Host ']'
The following malformed URL is accepted by rfc3986:
B://]
Although the character ']' is allowed in a host, it must be in the context of an IPv6 or an IPvFuture, which this is not.
This malformed URL is rejected by urllib, urllib3, hyperlink, yarl, furl, and Boost.URL.
Also a problem when host is '['
Happy to accept a fix here
The question here is whether the validation should or should not be implicit when using uri_reference. The truth is that it parses the URI and returns an invalid result by default:
In [1]: from rfc3986 import uri_reference
In [2]: uri_reference("B://]")
Out[2]: URIReference(scheme='B', authority=']', path=None, query=None, fragment=None)
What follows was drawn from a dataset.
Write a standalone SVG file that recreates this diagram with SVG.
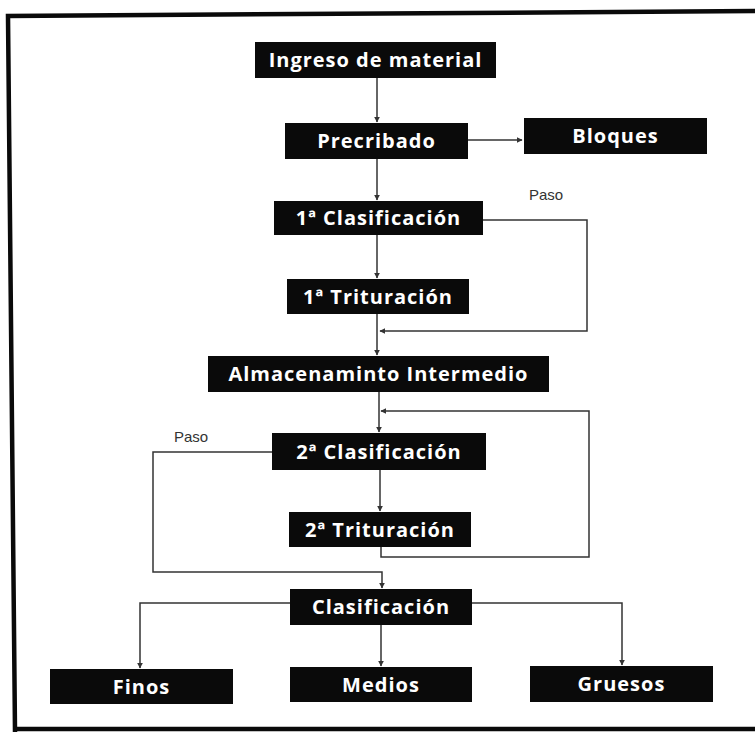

But you can simply check the validity of the result by the is_valid() method:
In [3]: _.is_valid()
Out[3]: False
If you want the validation to happen immediately during parsing, you can use ParseResult:
In [4]: from rfc3986 import ParseResult
In [5]: ParseResult.from_string("B://]")
…
InvalidAuthority: The authority (]) is not valid.
So, because the lib is already able to say that the URL is invalid, it's more a design decision if the validation should happen by default.
Pretty sure uri_reference was always intended to be non-validating so that the rest could be API compatible with urllib3 more or less.
Maybe we need to make that clearer in the docs
@kenballus could you please clarify which approach did you use?
My mistake; using ParseResult.from_string fixes this. I should have read the docs more thoroughly.
Why is it that we have a non-validating parser? Some large projects (httpx) use this parser, and would probably be better off using ParseResult.from_string.